Oorlogstijd. In de oorlog werden alle arbeiders in loondienst gehouden om te voorkomen dat ze in Duitsland te werk werden gesteld. De vader van de heer E. liep het risico als gijzelaar opgepakt te worden.
Verhoudingen. Standsverschil, ontzag. Het landgoed stond in E. bekend als elitair en gesloten. Er was nauwelijks contact met de bevolking.
Beheer van het landgoed. De vader van de heer E. deed het landgoed ‘erbij’, naast zijn baan in Almelo. Het beleid werd jaarlijks samen met de rentmeester bepaald. De dagelijkse leiding lag bij de bosbaas die bepaalde wat de bosarbeiders elke dag moesten doen. De vader van de heer E. bekwaamde zich in de economische kant van de bosbouw die als enige inkomstenbron overbleef.

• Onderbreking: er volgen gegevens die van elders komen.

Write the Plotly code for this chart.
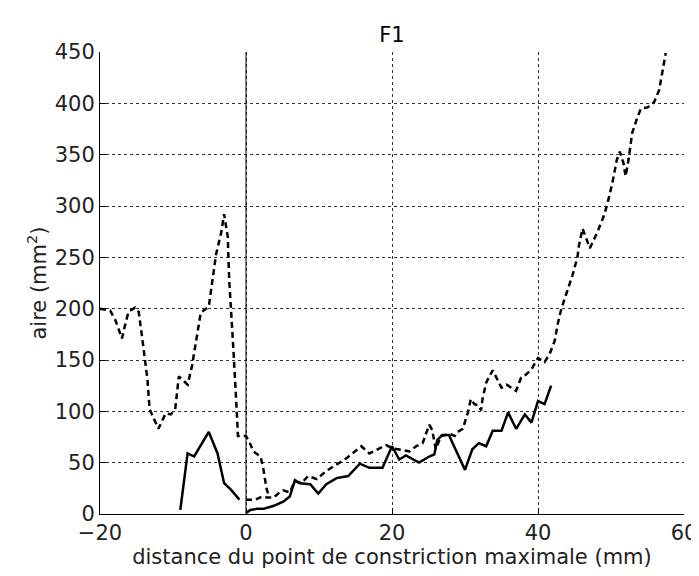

Moderne tijd. Kosten voor het beheer waren niet meer op te brengen en grond werd opgekocht door natuurbeschermingsorganisaties. De familie doet nog altijd het beheer en krijgt beheersubsidie. Naast een directeur is er één werknemer, de bosbaas die tevens bedrijfsleider is. Verder gebeurt alles via outsourcing. Vanaf 1980 werd marktwerking steeds belangrijker. Als lid van de Vereniging Gelijkberechtiging Grondbezitters voert E. actie voor gelijke rechten van particuliere landeigenaren en natuurbeschermingsorganisaties.